"It's 9:30 p.m. in a Kansas City, Missouri, hotel lobby, and around 300 women and a handful of men are getting ready to take a shot out of a snow boot. They've spent $79 plus tax and shipping to buy the Holiday Boot Shot Tradition box, a package of five miniature glasses shaped like rugged winter footwear. (A few admit they snagged knockoffs on Etsy.)"
"The cozy, cuddly, predictable pablum of the Hallmark original movie has been endlessly mocked and parodied, but in 2024, the network was the most-watched entertainment cable channel of the year, with its highest ratings coming, reliably, in the fourth quarter. (Only networks that air news or sports beat it.) Yet for some of its 36 million devoted viewers, this season's 23 new Christmas romances-and Oy to the World!, the token Hanukkah offering-premiering from October to December, aren't quite enough holiday merriment."

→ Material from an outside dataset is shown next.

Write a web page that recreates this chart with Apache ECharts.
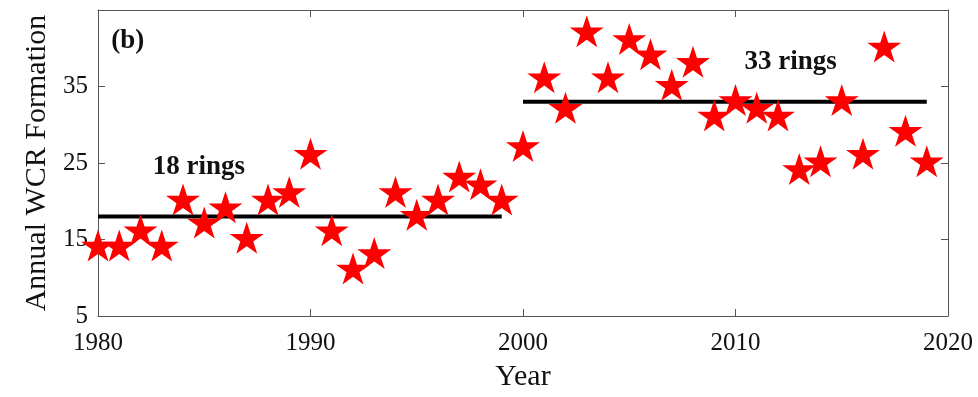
<!DOCTYPE html>
<html>
<head>
<meta charset="utf-8">
<script src="https://cdn.jsdelivr.net/npm/echarts@6/dist/echarts.min.js"></script>
<style>
html,body{margin:0;padding:0;background:#fff;}
#c{width:978px;height:397px;}
</style>
</head>
<body>
<div id="c"></div>
<script>
var years = [1980,1981,1982,1983,1984,1985,1986,1987,1988,1989,1990,1991,1992,1993,1994,1995,1996,1997,1998,1999,
             2000,2001,2002,2003,2004,2005,2006,2007,2008,2009,2010,2011,2012,2013,2014,2015,2016,2017,2018,2019];
var wcrCounts = [14,14,16,14,20,17,19,15,20,21,26,16,11,13,21,18,20,23,22,20,
                 27,36,32,42,36,41,39,35,38,31,33,32,31,24,25,33,26,40,29,25];
var period1 = [[1980,18],[1999,18]];
var period2 = [[2000,33],[2019,33]];
var xTickLabels = [1980,1990,2000,2010,2020];
var yTickLabels = [5,15,25,35];
var annotations = [
  {text:'(b)', coord:[1981.4,40.9]},
  {text:'18 rings', coord:[1984.75,24.5]},
  {text:'33 rings', coord:[2012.6,38.2]}
];

var starPath = 'path://M50 0 L61.226 34.549 L97.553 34.549 L68.164 55.902 L79.389 90.451 L50 69.098 L20.611 90.451 L31.836 55.902 L2.447 34.549 L38.774 34.549 Z';
var starW = 34, starH = 32;

var font = '"Liberation Serif","Times New Roman",serif';
var axisColor = '#555';

var scatterData = years.map(function(y,i){ return [y, wcrCounts[i]]; });

var chart = echarts.init(document.getElementById('c'), null, {renderer:'canvas'});
chart.setOption({
  animation:false,
  backgroundColor:'#fff',
  grid:{left:98, right:30, top:10, bottom:79, containLabel:false},
  xAxis:[{
    type:'value', min:1980, max:2020, interval:10,
    name:'Year', nameLocation:'middle', nameGap:46,
    nameTextStyle:{fontFamily:font, fontSize:30, color:'#111'},
    axisLine:{show:true, lineStyle:{color:axisColor, width:1}},
    axisTick:{show:true, inside:true, length:7, lineStyle:{color:axisColor}},
    axisLabel:{fontFamily:font, fontSize:25, color:'#111', margin:15,
      formatter:function(v){ return xTickLabels.indexOf(v)>=0 ? String(v) : ''; }},
    splitLine:{show:false}
  },{
    type:'value', position:'top', min:1980, max:2020, interval:10,
    axisLine:{show:true, lineStyle:{color:axisColor, width:1}},
    axisTick:{show:true, inside:true, length:7, lineStyle:{color:axisColor}},
    axisLabel:{show:false}, splitLine:{show:false}
  }],
  yAxis:[{
    type:'value', min:5, max:45, interval:10,
    name:'Annual WCR Formation', nameLocation:'middle', nameGap:40,
    nameTextStyle:{fontFamily:font, fontSize:30, color:'#111'},
    axisLine:{show:true, lineStyle:{color:axisColor, width:1}},
    axisTick:{show:true, inside:true, length:7, lineStyle:{color:axisColor}},
    axisLabel:{fontFamily:font, fontSize:25, color:'#111', margin:10, showMaxLabel:false,
      formatter:function(v){ return yTickLabels.indexOf(v)>=0 ? String(v) : ''; }},
    splitLine:{show:false}
  },{
    type:'value', position:'right', min:5, max:45, interval:10,
    axisLine:{show:true, lineStyle:{color:axisColor, width:1}},
    axisTick:{show:true, inside:true, length:7, lineStyle:{color:axisColor}},
    axisLabel:{show:false}, splitLine:{show:false}
  }],
  series:[{
    type:'line', data:period1, symbol:'none',
    lineStyle:{color:'#000', width:4, cap:'butt'}, z:2,
    markPoint:{
      symbol:'circle', symbolSize:0,
      label:{show:true, position:'inside', fontFamily:font, fontSize:27, fontWeight:'bold', color:'#111',
        formatter:function(p){ return p.name; }},
      data:annotations.map(function(a){ return {name:a.text, coord:a.coord}; })
    }
  },{
    type:'line', data:period2, symbol:'none',
    lineStyle:{color:'#000', width:4, cap:'butt'}, z:2
  },{
    type:'scatter',
    data:scatterData,
    symbol:starPath,
    symbolSize:[starW, starH],
    symbolOffset:[0, -0.053*starH],
    itemStyle:{color:'#ff0000', opacity:1},
    z:3
  }]
});
</script>
</body>
</html>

About 300 fans gather in a Kansas City hotel lobby for Hallmark-themed events, many paying for branded items like a $79 Holiday Boot Shot Tradition box and traveling long distances. Attendees are mostly women wearing themed T-shirts and purchasing weekend packages priced $259–$699 for experiences including carol-oke, ornament-making, photo ops, meals, and meet-and-greets with Hallmark actors. Hallmark Channel drew its largest cable-audience ratings in 2024, reaching 36 million regular viewers and premiering 23 new Christmas romances plus one Hanukkah film. The events blend nostalgia, merchandise sales, and celebrity access around predictable holiday romance programming.